Why Customer Service Counts

When was the last time you had great customer service, at any business, where it was so good you had to tell your friends and maybe you even flagged down the manager to alert them? If you’re like most of us, you really have to think about it.

Here are some interesting stats from American Express:
– More than half of Americans have scrapped a planned purchase or transaction because of bad service.
– 33% of Americans say they’ll consider switching companies after just a single instance of poor service.
– Americans tell an average of 15 people about a poor service experience, versus the 11 people they’ll tell about a good experience.

And here’s an even more important stat from NewvoiceMedia.com:
– U.S. companies lose more than $62 billion annually due to poor customer service.

Great customer service is a huge opportunity for radio, or as they say, low-hanging fruit.

I worked at a cluster where we gave the receptionist so much respect and authority that her title was Director of First Impressions. She is the first person a listener or client meets when entering the stations and she takes it seriously to this day. It may be giving listeners a quick tour, or having one of the talent meeting the listener and taking a selfie, or taking the listener into the production room to record a testimonial, or taking their picture with their prize and posting it on the station’s social pages and website.

She understands the importance of leaving that consumer with a positive experience to turn them into a super fan and station ambassador. She understands they fought traffic or had to take the subway to make their way to the station, and has empathy making sure they get their prize or whatever they came for. She is excellent at turning a listener complaint into a positive.

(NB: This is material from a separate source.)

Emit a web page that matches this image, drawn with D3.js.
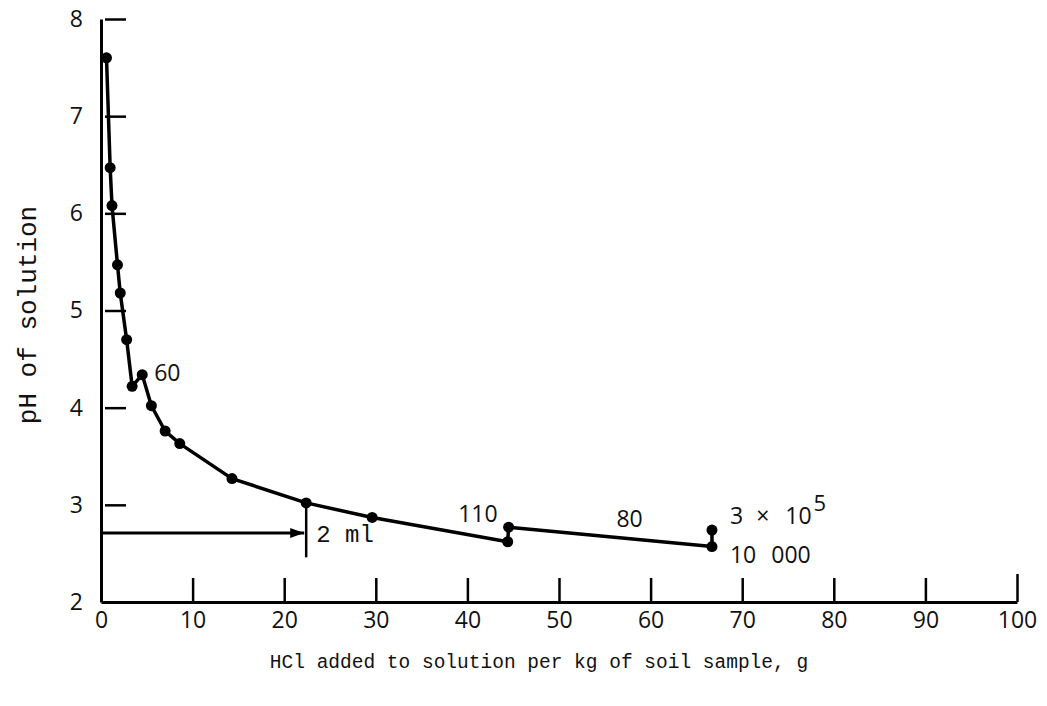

Radio stations have many opportunities for touch-points with our listeners and must take advantage of them in a positive way. When a station is doing a live remote or appearance, it should be a SHOW! Bright, clean, and sharp banners, vehicles, and street team. A PA system playing the station’s music, a selfie booth or some way to interact with the listener, iPads or tablets where listeners can join the station database, and some kind of useful swag. Maybe swag as simple as a computer sticker.

I won’t name names but I have seen a radio station remote or two where there is a crooked banner, dirty vehicle, uninspired promotional people sitting at the table…not very inviting.

I often say, what would a Google, Facebook, or Amazon display look like?

Social media and the station website are also easy touch-points for customer service.  When listeners comment on social, text, or email they should get a response. Good customer service is a prompt response.

Another touch-point is the old-school request line. Even though the volume of calls is down, especially with younger listeners, they still need to be answered. The same with the main station line.

During shifts that are automated or voice-tracked with no live body, there needs to be an auto reply message. Nothing is more frustrating as a consumer than the phone ringing and ringing with no answer.

And lastly, everyone at the station is an ambassador, not just the talent. Every person you come in contact with is a potential client or listener….and you never know where those meters are. As difficult as it is, talent are recognizable and always need to be ON. For the rest of the staff, any time you’re wearing station gear at a station event or in a station vehicle you are also ON.

One last thing: this even goes for Millennials. According to American Express, as a group, Millennials are willing to spend the most (21% additional!) for great customer care.

Good customer service leading to customer satisfaction needs to be SOP, a way to differentiate yourself from the competition at no cost.